There is a pile of candy and a healthy meal and the kid chooses the candy. The responsible decision is not to give up on offering the healthy meal. It is merely to make filling up on the candy a non-option.

Also funny thing. Parents of soccer players do not make better nutrition decisions than anyone else. Some think that having exercised deserves some crap. Sometimes organized sports causes MORE obesity issues because it interferes with home meals and by scheduling in the dinner hours gets parents going through the drive through for dinner quickly instead. Between that and the treats that parents bring the net is negative not positive in quite a few cases.

Habit is definitely part of it, but it isn’t the whole story. People are hardwired to like sweet, fatty, and salty. Part of it is fighting your biology. Can be done, but it’s not much fun.

oh yes i definetley agree. but we need a culture that is anti obesity, like we have on that is anti cigarettes and anti drunk driving.

Socialize exercise gymns, and subsidize people to exercise.

Totally agree.

Yep. I sometimes like to enter chili cook offs. Whenever I enter one and it’s going to be judged by the public rather than a panel of judges, I’ll throw a handful of brown sugar into the pot.

I always score better when I use the sugar. Even though the sweetness added is hardly noticeable.

That is sad, but predictable. I eat a low carbohydrate diet, less than 60 grams of carbohydrates a day so I am vigilant about reading labels. It is outrageously difficult to find any sort of processed foods without sugar, sometimes in several different forms, even in foods that by any reasonable standard don’t need sweetening. Why would blue cheese salad dressing require high fructose corn syrup?

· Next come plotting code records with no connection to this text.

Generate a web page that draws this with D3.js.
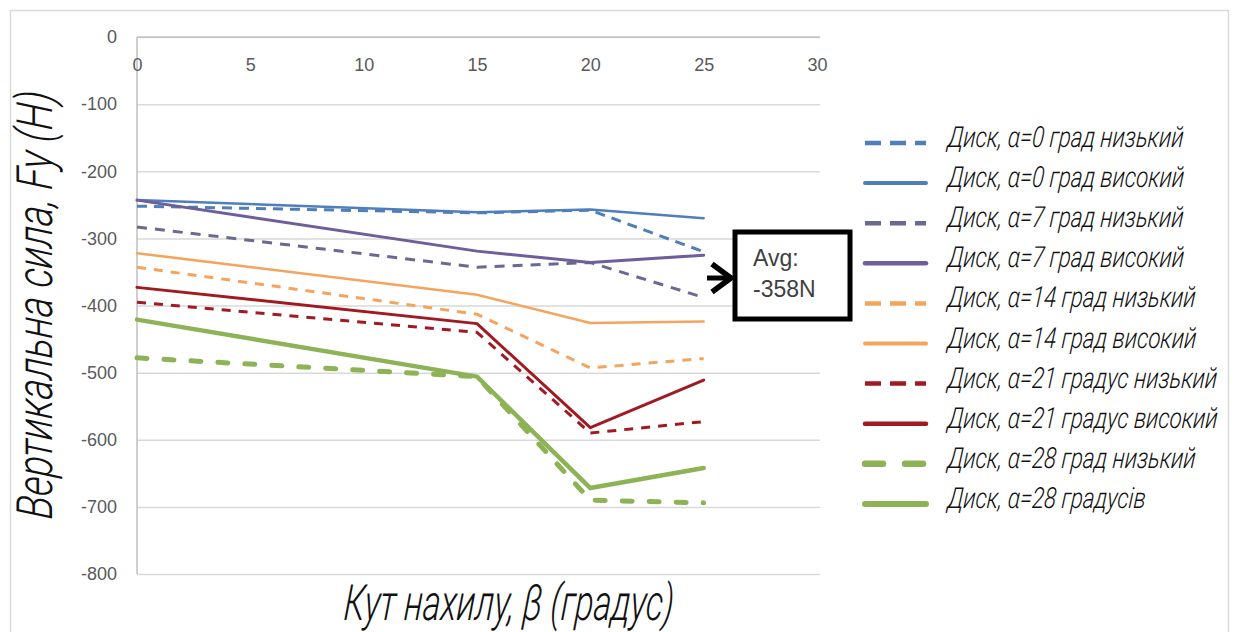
<!DOCTYPE html>
<html><head><meta charset="utf-8">
<script src="https://cdn.jsdelivr.net/npm/d3@7"></script>
<style>body{margin:0;background:#fff} svg{display:block}</style>
</head><body><svg id="c" width="1239" height="632"></svg>
<script>
// ---- data ----
const betas = [0, 15, 20, 25];
const xTicks = [0, 5, 10, 15, 20, 25, 30];
const yTicks = [0, -100, -200, -300, -400, -500, -600, -700, -800];
const seriesLabels = [
  "Диск, α=0 град низький",
  "Диск, α=0 град високий",
  "Диск, α=7 град низький",
  "Диск, α=7 град високий",
  "Диск, α=14 град низький",
  "Диск, α=14 град високий",
  "Диск, α=21 градус низький",
  "Диск, α=21 градус високий",
  "Диск, α=28 град низький",
  "Диск, α=28 градусів"
];
const low0   = [-252, -262, -258, -320];
const high0  = [-243, -261, -257, -270];
const low7   = [-283, -343, -336, -388];
const high7  = [-243, -319, -336, -325];
const low14  = [-343, -413, -493, -479];
const high14 = [-322, -384, -426, -424];
const low21  = [-395, -440, -590, -573];
const high21 = [-373, -427, -582, -511];
const low28  = [-478, -506, -690, -694];
const high28 = [-421, -506, -672, -642];
const seriesValues = [low0, high0, low7, high7, low14, high14, low21, high21, low28, high28];
const xTitle = "Кут нахилу, β (градус)";
const yTitle = "Вертикальна сила, Fy (H)";
const noteLines = ["Avg:", "-358N"];

// ---- styles ----
const styles = [
  {c:"#4f7fbb", w:3,   dash:"10,7",  ldash:"16,9"},
  {c:"#4f7fbb", w:2.5, dash:null},
  {c:"#6a6990", w:3,   dash:"10,8",  ldash:"16,9"},
  {c:"#6e5e9c", w:3,   dash:null},
  {c:"#f4a45c", w:3,   dash:"9,8",   ldash:"16,9"},
  {c:"#f4a45c", w:2.5, dash:null},
  {c:"#a01a22", w:3,   dash:"9,8",   ldash:"16,9"},
  {c:"#a01a22", w:3,   dash:null},
  {c:"#8db356", w:5,   dash:"10,17", ldash:"18,22", cap:"round"},
  {c:"#8db356", w:4.5, dash:null}
];

const svg = d3.select("#c");
const x = d3.scaleLinear().domain([0, 30]).range([137, 817]);
const y = d3.scaleLinear().domain([0, -800]).range([37, 574]);

// chart border
svg.append("rect").attr("x",10.5).attr("y",10.5).attr("width",1218).attr("height",640)
  .attr("fill","none").attr("stroke","#d9d9d9").attr("stroke-width",1.5);

// gridlines
const grid = svg.append("g").attr("transform","translate(137,0)")
  .call(d3.axisLeft(y).tickValues(yTicks).tickSize(-(820-137)).tickFormat(""));
grid.select(".domain").remove();
grid.selectAll("line").attr("stroke","#d9d9d9").attr("stroke-width",1.5);

// axis lines
svg.append("line").attr("x1",x(0)).attr("x2",820).attr("y1",y(0)).attr("y2",y(0))
  .attr("stroke","#bfbfbf").attr("stroke-width",1.5);
svg.append("line").attr("x1",x(0)).attr("x2",x(0)).attr("y1",y(0)).attr("y2",y(-800))
  .attr("stroke","#bfbfbf").attr("stroke-width",1.5);

// tick labels (plain hyphen minus as in the reference)
const fmt = d => String(d);
const xa = svg.append("g").attr("transform",`translate(0,${y(0)})`)
  .call(d3.axisBottom(x).tickValues(xTicks).tickSize(0).tickPadding(21).tickFormat(fmt));
xa.select(".domain").remove();
xa.selectAll("text").attr("font-family","Liberation Sans, Arial, sans-serif").attr("font-size",18).attr("fill","#595959");

const ya = svg.append("g").attr("transform",`translate(${x(0)},0)`)
  .call(d3.axisLeft(y).tickValues(yTicks).tickSize(0).tickPadding(20).tickFormat(fmt));
ya.select(".domain").remove();
ya.selectAll("text").attr("font-family","Liberation Sans, Arial, sans-serif").attr("font-size",18).attr("fill","#595959");

// series lines
const line = d3.line().x((d,i)=>x(betas[i])).y(d=>y(d));
seriesValues.forEach((vals,i)=>{
  const s = styles[i];
  const p = svg.append("path").datum(vals).attr("d",line)
    .attr("fill","none").attr("stroke",s.c).attr("stroke-width",s.w)
    .attr("stroke-linejoin","round").attr("stroke-linecap", s.cap || (s.dash ? "butt" : "round"));
  if (s.dash) p.attr("stroke-dasharray", s.dash);
});

// font helper
const titleFont = "Roboto, 'Open Sans', sans-serif";
function fitText(parent, str, size, targetLen, tx, ty, rot) {
  const g = parent.append("g");
  const t = g.append("text").text(str).attr("font-family",titleFont).attr("font-style","italic")
    .attr("font-weight",300).attr("font-size",size).attr("fill","#111");
  const nat = t.node().getComputedTextLength();
  const f = targetLen / nat;
  t.attr("x", -nat/2);
  g.attr("transform",`translate(${tx},${ty}) rotate(${rot||0}) scale(${f},1) skewX(-6)`);
  return f;
}

// axis titles
fitText(svg, xTitle, 50, 330, 508, 620, 0);
fitText(svg, yTitle, 50, 428, 52, 306, -90);

// legend
const lg = svg.append("g");
let factor = null;
seriesLabels.forEach((lab,i)=>{
  const s = styles[i];
  const ly = 143 + i*40.1;
  const l = lg.append("line").attr("x1",865).attr("x2",926).attr("y1",ly).attr("y2",ly)
    .attr("stroke",s.c).attr("stroke-width",s.w+1.5).attr("stroke-linecap", s.dash && !s.cap ? "butt" : "round");
  if (s.dash) l.attr("stroke-dasharray", s.ldash);
  const g = lg.append("g");
  const t = g.append("text").text(lab).attr("font-family",titleFont).attr("font-style","italic")
    .attr("font-weight",300).attr("font-size",29).attr("fill","#111");
  if (factor === null) factor = 236 / t.node().getComputedTextLength();
  g.attr("transform",`translate(947,${ly+4}) scale(${factor},1) skewX(-6)`);
});

// annotation box with arrow
const ann = svg.append("g");
ann.append("rect").attr("x",735).attr("y",232).attr("width",115).attr("height",87)
  .attr("fill","#fff").attr("stroke","#000").attr("stroke-width",5);
ann.append("line").attr("x1",707).attr("x2",731).attr("y1",278).attr("y2",278)
  .attr("stroke","#000").attr("stroke-width",5);
ann.append("path").attr("d","M712,264 L731,278 L712,292").attr("fill","none")
  .attr("stroke","#000").attr("stroke-width",5.5).attr("stroke-linejoin","miter");
noteLines.forEach((s,i)=>{
  ann.append("text").attr("x",753).attr("y",266 + i*31).text(s)
    .attr("font-family","Liberation Sans, Arial, sans-serif").attr("font-size",23).attr("fill","#404040");
});
</script></body></html>
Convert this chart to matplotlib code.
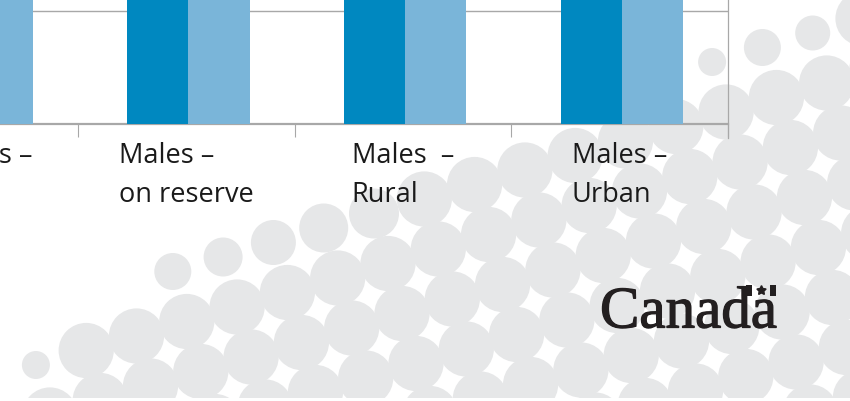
import numpy as np
import matplotlib
matplotlib.use("Agg")
import matplotlib.pyplot as plt
import matplotlib.patheffects as pe
from matplotlib.patches import Circle, Rectangle

# Datos (las barras salen por arriba del recorte)
categories = ["Females –\nUrban", "Males –\non reserve", "Males  –\nRural", "Males –\nUrban"]
dark_vals  = [24.0, 21.5, 27.0, 23.0]
light_vals = [25.5, 23.0, 28.5, 26.0]

dark_col  = "#0088c0"
light_col = "#7ab5d9"
grid_col  = "#a8a8a8"
dot_col   = "#e6e7e8"

W, H = 850, 402
fig = plt.figure(figsize=(W / 100, H / 100), dpi=100)

# --- fondo decorativo: circulos grises (coordenadas en pixeles, y hacia abajo)
bg = fig.add_axes([0, 0, 1, 1], zorder=0)
bg.set_xlim(0, W)
bg.set_ylim(H, 0)
bg.axis("off")

origin = np.array([438.3, 250.0])
u = np.array([50.3, -14.5])
v = np.array([14.0, 50.0])
R = 27.6
# radios parciales en las filas del borde del patron
edge_rows = {
    -2: {6: 14, 7: 18.5, 8: 17.5},
    -1: {-5: 18.5, -4: 19.5, -3: 22.5, -2: 24.5, -1: 25},
    0: {-8: 14},
}
row_start = {-2: 6, -1: -5, 0: -8}
for b in range(-2, 6):
    for a in range(-14, 14):
        if b in row_start and a < row_start[b]:
            continue
        r = edge_rows.get(b, {}).get(a, R)
        c = origin + a * u + b * v
        if -40 < c[0] < W + 40 and -40 < c[1] < H + 40:
            bg.add_patch(Circle(c, r, color=dot_col, lw=0))
bg.add_patch(Rectangle((0, 399), W, 5, color="white", lw=0, zorder=2))

# palabra "Canada" con la bandera
bg.text(600, 328.5, "Canada", family="Liberation Serif", fontsize=42.5,
        color="#231f20", ha="left", va="baseline", zorder=3,
        path_effects=[pe.withStroke(linewidth=0.9, foreground="#231f20")])
bg.add_patch(Rectangle((746.5, 286), 5.5, 11, color="#231f20", lw=0, zorder=3))
bg.add_patch(Rectangle((770.5, 286), 5.5, 11, color="#231f20", lw=0, zorder=3))
bg.plot([761.3], [291], marker=(5, 1, 0), ms=7, color="#231f20", zorder=3)

# --- grafico de barras
cat_px = 216.7
x_right = 728.0
x_left = x_right - len(categories) * cat_px
ax = fig.add_axes([x_left / W, 277 / H, (x_right - x_left) / W, 452 / H], zorder=1)
ax.patch.set_alpha(0)

x = np.arange(len(categories))
w = 0.282
ax.bar(x - w / 2 + 0.01, dark_vals, w, color=dark_col, zorder=3)
ax.bar(x + w / 2 + 0.01, light_vals, w, color=light_col, zorder=3)

ax.set_xlim(-0.5, len(categories) - 0.5)
ax.set_ylim(0, 40)
ax.set_yticks([10, 20, 30])
ax.yaxis.grid(True, color=grid_col, lw=1.0)
ax.set_axisbelow(True)
ax.tick_params(axis="y", left=False, labelleft=False)

ax.set_xticks(x)
ax.set_xticklabels(categories, family="Open Sans", fontsize=19.5, color="#1a1a1a")
for lab in ax.get_xticklabels():
    lab.set_multialignment("left")
    lab.set_linespacing(1.55)
ax.set_xticks(np.arange(len(categories) + 1) - 0.5, minor=True)
ax.tick_params(axis="x", which="major", length=0, pad=12)
ax.tick_params(axis="x", which="minor", length=9.4, width=0.8, color=grid_col)

for s in ["top", "left"]:
    ax.spines[s].set_visible(False)
ax.spines["bottom"].set_color(grid_col)
ax.spines["bottom"].set_linewidth(1.6)
ax.spines["right"].set_color(grid_col)
ax.spines["right"].set_linewidth(0.9)
ax.spines["right"].set_bounds(-0.03 * 40, 40)

fig.savefig("out.png", dpi=100)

Some would say they add it because it’s cheap, but leaving it out is even cheaper. It must therefore increase sales, even though at least some people will avoid it because of the sugar, so we have to assume there’s a net gain.

I read somewhere that diabetes going way up may be due to our diet changing very fast. They said people have not had time to “evolve” to get used to the fact that now food is very plentiful. That is probably related to weight gain too.

I currently attend the College of Public Health at my university, and nobody has yet mentioned the most important solutions, according to our profs and guest speakers:

Stop building American cities in such a way that they encourage hopping in a car for even short trips, and discourage being a pedestrian or bicyclist. Make sure there are green spaces, walking/bike paths, playgrounds, etc. Build neighborhoods so that it’s easy to walk to the corner store for things, instead of having to jump in the car and drive to a large shopping center every time. In other words, build exercise into the daily lifestyle. Make it safe to be a pedestrian or a bicyclist, instead of a driver. Stop suburban sprawl and build actual mixed-use neighborhoods.

Companies that pay for health insurance for employees should offer healthy food options at cost in cafeterias and easy-to-access, enjoyable exercise facilities, because this lowers health care costs.